A Mathematical Program with Equilibrium Constraints (MPEC) is formulated to capture the relationships between multiple Mobility Service Providers (MSPs) and the users of a multi-modal transport network. The network supply structure is defined through a novel supernetwork approach where users' daily trip chains are represented to model the mobility services used to reach each destination. At the upper level, a profit maximization formulation is introduced to describe each MSPs' behaviour. At the lower level, users within a class choose minimum cost routes, according to Wardrop's first equilibrium principle. To consider the interactions between modes, non-separable costs between supernetwork links are defined, and users' equilibrium conditions are formulated as a Variational Inequality (VI). To solve the MPEC, an iterative solution algorithm based on a Modified Projection Method is proposed. Numerical examples are presented to illustrate properties of the model, and to examine scenarios showcasing cooperation or competition strategies between MSPs.

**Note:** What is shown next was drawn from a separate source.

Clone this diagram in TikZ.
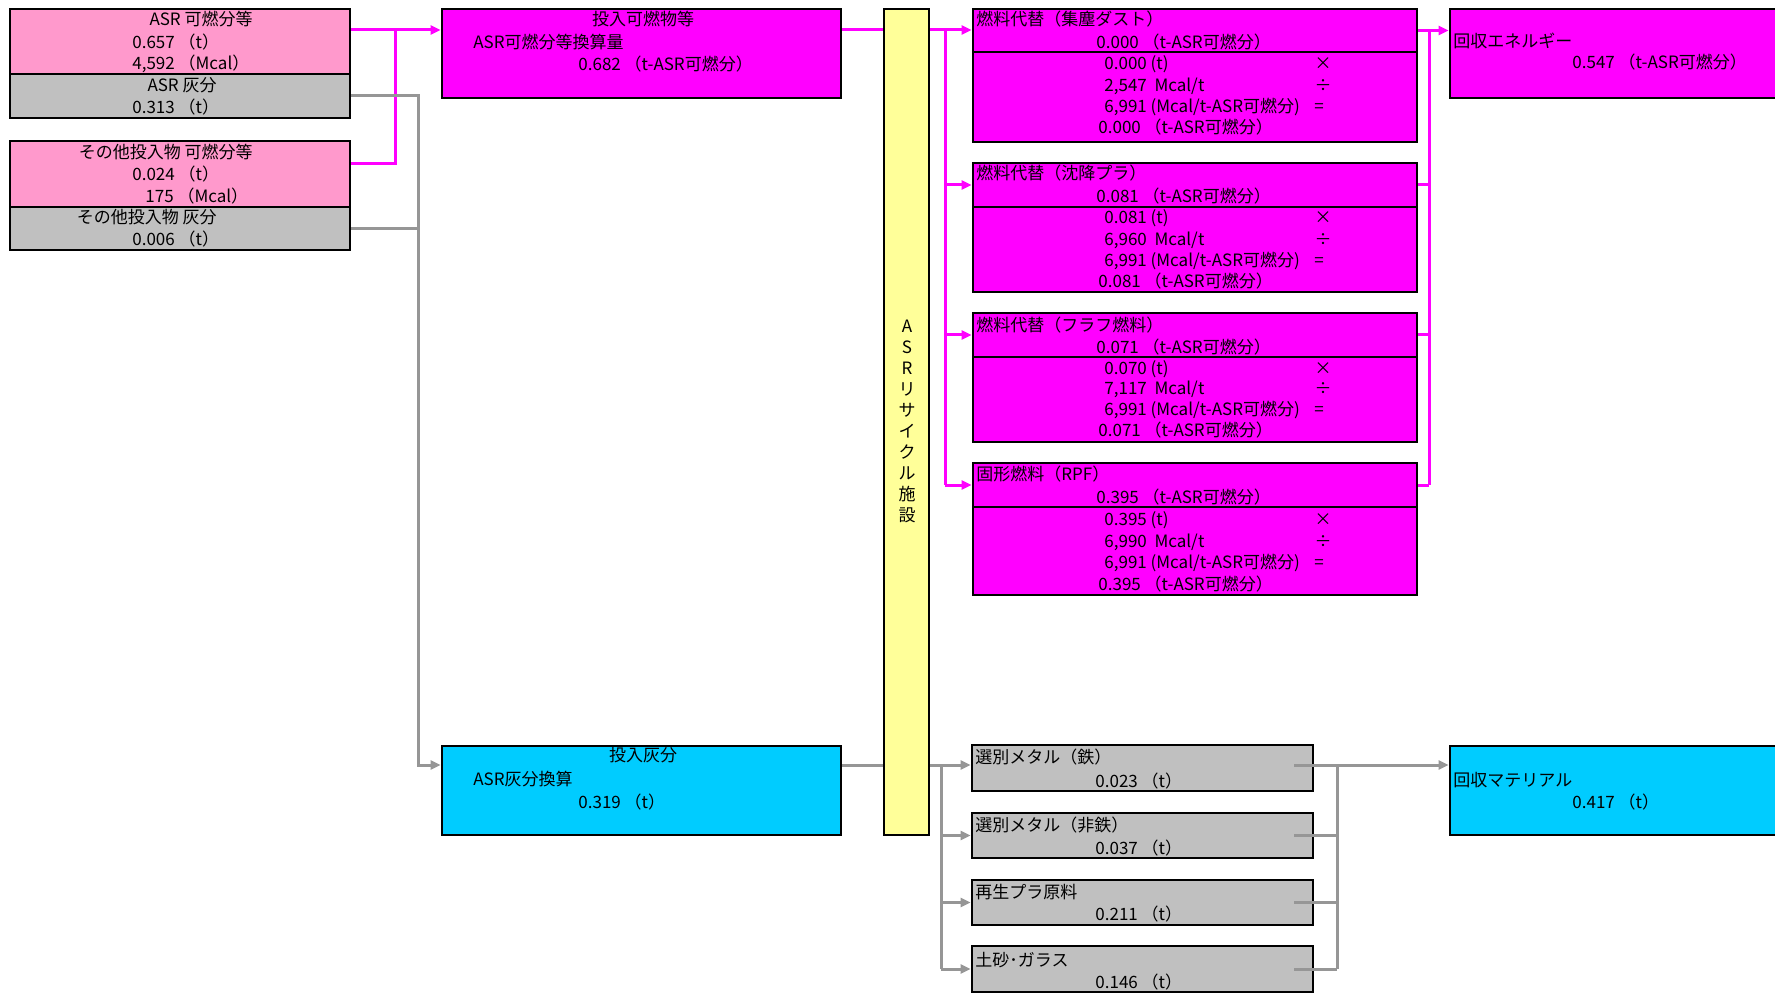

翻译：本文构建了一个具有均衡约束的数学规划（MPEC）模型，以刻画多式联运网络中多个出行服务提供商（MSP）与用户之间的互动关系。网络供应结构通过一种新颖的超网络方法进行定义，其中用户的日常出行链被表示出来，以模拟其抵达各目的地所使用的出行服务。在上层，引入利润最大化公式来描述每个MSP的行为。在下层，用户类别根据Wardrop第一均衡原理选择最小成本路径。为考虑各交通方式间的相互作用，定义了超网络链路上的不可分离成本，并将用户的均衡条件表述为变分不等式（VI）。为求解该MPEC，提出了一种基于修正投影法的迭代求解算法。通过数值算例展示了模型的性质，并检验了MSP之间合作或竞争策略下的场景。